## Task objective
Don't include pictures. Quote the lines below from the first through the line that contains "plt.rcParams['font.family'] = ['Noto".

## Supplied records

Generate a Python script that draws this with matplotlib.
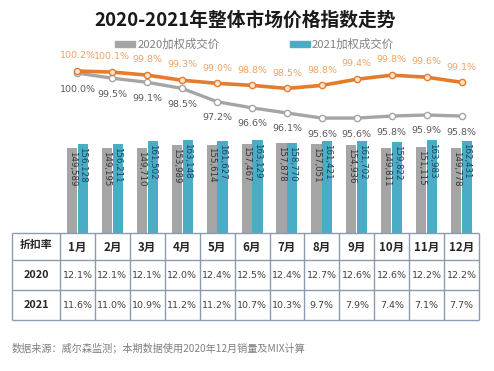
import matplotlib
matplotlib.use("Agg")
import matplotlib.pyplot as plt
import numpy as np

plt.rcParams['font.family'] = ['Noto Sans CJK SC', 'DejaVu Sans']

months = ['1月', '2月', '3月', '4月', '5月', '6月', '7月', '8月', '9月', '10月', '11月', '12月']
price_2020 = [149589, 149195, 149710, 153989, 155614, 157467, 157878, 157051, 154936, 149811, 151115, 149778]
price_2021 = [156128, 156211, 161502, 163148, 161627, 163129, 158770, 161421, 161702, 159822, 163983, 162431]
index_2020 = [100.0, 99.5, 99.1, 98.5, 97.2, 96.6, 96.1, 95.6, 95.6, 95.8, 95.9, 95.8]
index_2021 = [100.2, 100.1, 99.8, 99.3, 99.0, 98.8, 98.5, 98.8, 99.4, 99.8, 99.6, 99.1]
disc_2020 = ['12.1%', '12.1%', '12.1%', '12.0%', '12.4%', '12.5%', '12.4%', '12.7%', '12.6%', '12.6%', '12.2%', '12.2%']
disc_2021 = ['11.6%', '11.0%', '10.9%', '11.2%', '11.2%', '10.7%', '10.3%', '9.7%', '7.9%', '7.4%', '7.1%', '7.7%']
row_labels = ['2020', '2021']
title = '2020-2021年整体市场价格指数走势'
legend_labels = ['2020加权成交价', '2021加权成交价']
corner = '折扣率'
note = '数据来源：威尔森监测；本期数据使用2020年12月销量及MIX计算'

W, H = 494, 371
fig = plt.figure(figsize=(W / 100, H / 100), dpi=100)
fig.patch.set_facecolor('white')

def frac_box(x0, y0, x1, y1):
    # pixel box (top-left origin) -> figure fraction
    return [x0 / W, 1 - y1 / H, (x1 - x0) / W, (y1 - y0) / H]

GRAY = '#A5A5A5'
TEAL = '#4BACC6'
ORANGE = '#E57B2C'

# main chart axes
ax = fig.add_axes(frac_box(60, 50, 479, 233))
x = np.arange(len(months))
bw = 0.29
ax.bar(x - bw / 2 - 0.01, price_2020, width=bw, color=GRAY, zorder=2)
ax.bar(x + bw / 2 + 0.01, price_2021, width=bw, color=TEAL, zorder=2)
ax.set_xlim(-0.5, len(months) - 0.5)
ax.set_ylim(0, 322000)
ax.axis('off')

for xi, v in zip(x, price_2020):
    ax.annotate(f'{v:,}', (xi - bw / 2 - 0.01, v), xytext=(0, -2), textcoords='offset points',
                rotation=270, ha='center', va='top', fontsize=6.2, color='#333333',
                family=['DejaVu Sans'])
for xi, v in zip(x, price_2021):
    ax.annotate(f'{v:,}', (xi + bw / 2 + 0.01, v), xytext=(0, -2), textcoords='offset points',
                rotation=270, ha='center', va='top', fontsize=6.2, color='#1F3F5F',
                family=['DejaVu Sans'])

ax2 = ax.twinx()
ax2.set_ylim(84.36, 102.26)
ax2.set_xlim(-0.5, len(months) - 0.5)
ax2.plot(x, index_2020, color=GRAY, lw=2.4, marker='o', ms=4.5, mfc='white', mec=GRAY, mew=1.0, zorder=3)
ax2.plot(x, index_2021, color=ORANGE, lw=2.6, marker='o', ms=4.5, mfc='#FBE3CF', mec=ORANGE, mew=1.0, zorder=4)
ax2.axis('off')
for xi, v in zip(x, index_2020):
    ax2.annotate(f'{v:.1f}%', (xi, v), xytext=(0, -11.5), textcoords='offset points',
                 ha='center', va='center', fontsize=6.8, color='#595959', family=['DejaVu Sans'])
for xi, v in zip(x, index_2021):
    ax2.annotate(f'{v:.1f}%', (xi, v), xytext=(0, 11), textcoords='offset points',
                 ha='center', va='center', fontsize=6.8, color='#EFA366', family=['DejaVu Sans'])

# title & legend
fig.text(245 / W, 1 - 20 / H, title, ha='center', va='center', fontsize=13.5, fontweight='bold', color='#1A1A1A')
fig.patches.append(plt.Rectangle((115 / W, 1 - 46.5 / H), 20 / W, 5 / H, transform=fig.transFigure,
                                 color=GRAY, figure=fig))
fig.text(138 / W, 1 - 44 / H, legend_labels[0], ha='left', va='center', fontsize=8.2, color='#808080')
fig.patches.append(plt.Rectangle((290 / W, 1 - 46.5 / H), 20 / W, 5 / H, transform=fig.transFigure,
                                 color=TEAL, figure=fig))
fig.text(312 / W, 1 - 44 / H, legend_labels[1], ha='left', va='center', fontsize=8.2, color='#808080')

# table axes
unit = (479 - 60) / 12.0
left_edge = -0.5 - (60 - 12) / unit
tx = fig.add_axes(frac_box(12, 233, 479, 320))
tx.set_xlim(left_edge, len(months) - 0.5)
tx.set_ylim(3, 0)
tx.axis('off')
row_edges = [0, 27 / 29.0, 27 / 29.0 + 1.0, 3]
# convert row edges: header 233-260, row1 260-290, row2 290-320 -> total 87 px
px_rows = [233, 260, 290, 320]
row_edges = [(p - 233) / 87 * 3 for p in px_rows]
LINE = '#8A9BB0'
tx.hlines(row_edges, left_edge, len(months) - 0.5, color=LINE, lw=1.0, clip_on=False)
col_edges = [left_edge] + [i - 0.5 for i in range(len(months) + 1)]
tx.vlines(col_edges, 0, 3, color=LINE, lw=1.0, clip_on=False)

ctr = [(row_edges[i] + row_edges[i + 1]) / 2 for i in range(3)]
cx0 = (left_edge - 0.5) / 2
tx.text(cx0, ctr[0] - 0.05, corner, ha='center', va='center', fontsize=7.8, fontweight='bold', color='#262626')
for i, m in enumerate(months):
    tx.text(i, ctr[0] + 0.05, m, ha='center', va='center', fontsize=8.3, fontweight='bold', color='#262626')
for r, (lab, vals) in enumerate(zip(row_labels, [disc_2020, disc_2021])):
    tx.text(cx0, ctr[r + 1], lab, ha='center', va='center', fontsize=7.8, fontweight='bold', color='#262626')
    for i, v in enumerate(vals):
        tx.text(i, ctr[r + 1], v, ha='center', va='center', fontsize=6.8, color='#404040',
                family=['DejaVu Sans'])

fig.text(12 / W, 1 - 348 / H, note, ha='left', va='center', fontsize=7.3, color='#7F7F7F')

fig.savefig('out.png', dpi=100, facecolor='white')
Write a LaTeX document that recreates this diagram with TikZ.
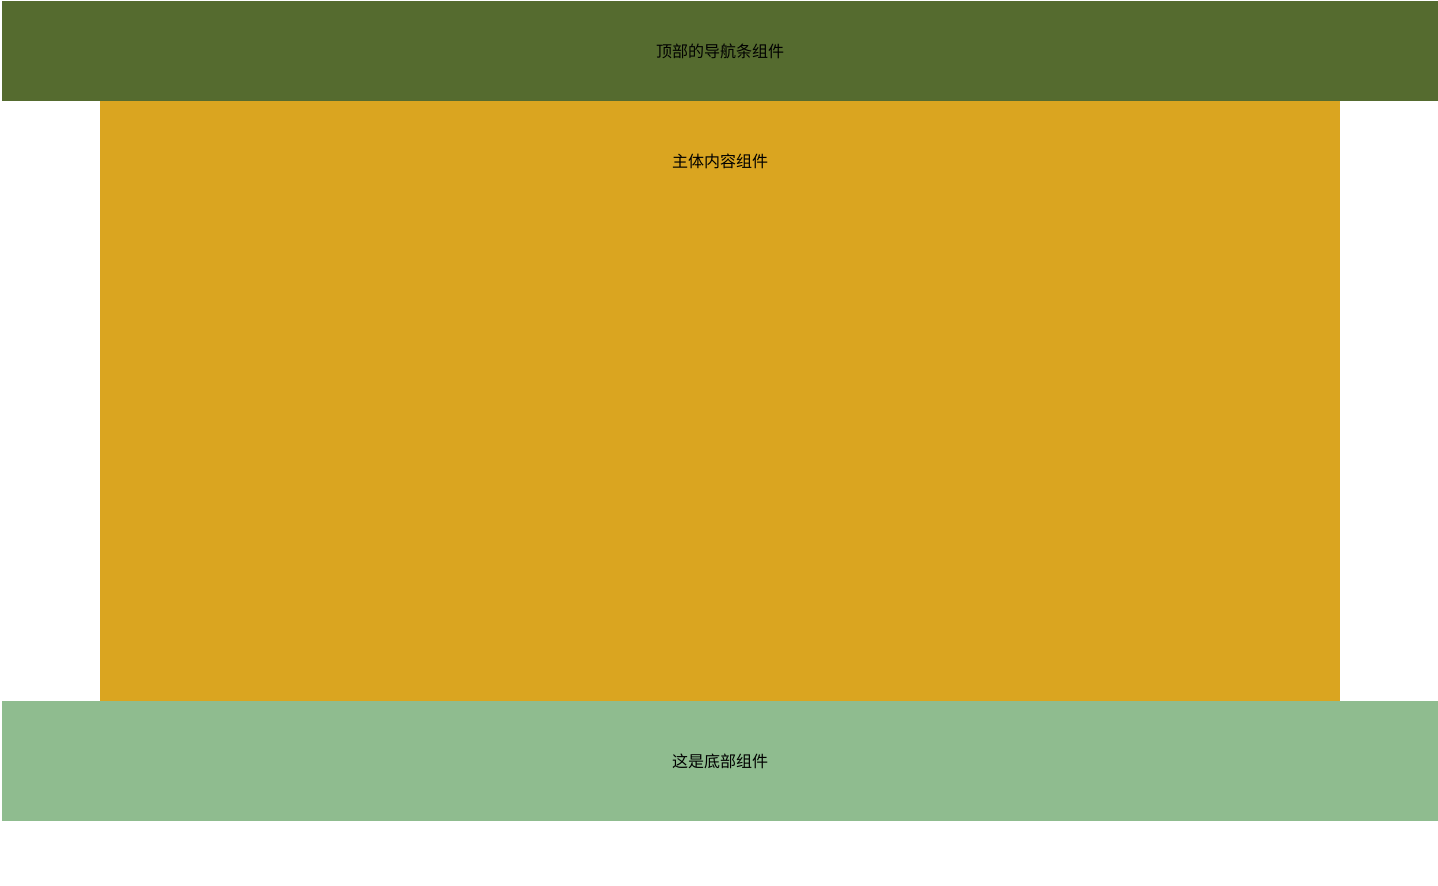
\documentclass[tikz,border=0pt]{standalone}
\usepackage{fontspec}
\newfontfamily\cjk{Noto Sans CJK SC}
\usepackage{tikz}
\usetikzlibrary{positioning}
\definecolor{navgreen}{HTML}{556B2F}
\definecolor{maingold}{HTML}{DAA520}
\definecolor{footgreen}{HTML}{8FBC8F}

\begin{document}
\begin{tikzpicture}[x=1pt,y=-1pt,
    label/.style={font=\cjk\fontsize{16}{20}\selectfont, text=black, inner sep=0pt}]
    \def\w{1438}
    \def\h{886}
    \fill[white] (0,0) rectangle (\w,\h);
    \useasboundingbox (0,0) rectangle (\w,\h);
    % page areas
    \coordinate (nav1) at (2,1);
    \coordinate (nav2) at (\w,101);
    \coordinate (main1) at (100,101);
    \coordinate (main2) at (1340,701);
    \coordinate (foot1) at (2,701);
    \coordinate (foot2) at (\w,821);
    \fill[navgreen] (nav1) rectangle (nav2);
    \fill[maingold] (main1) rectangle (main2);
    \fill[footgreen] (foot1) rectangle (foot2);
    % texts
    \node[label] (navtext) at (720,51) {顶部的导航条组件};
    \node[label] (maintext) at (720,161) {主体内容组件};
    \node[label] (foottext) at (720,761) {这是底部组件};
\end{tikzpicture}
\end{document}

## Result of the exercise
Generate a Python script that draws this with matplotlib.
import matplotlib
matplotlib.use("Agg")
import matplotlib.pyplot as plt
import numpy as np

plt.rcParams['font.family'] = ['Noto Sans CJK SC', 'DejaVu Sans']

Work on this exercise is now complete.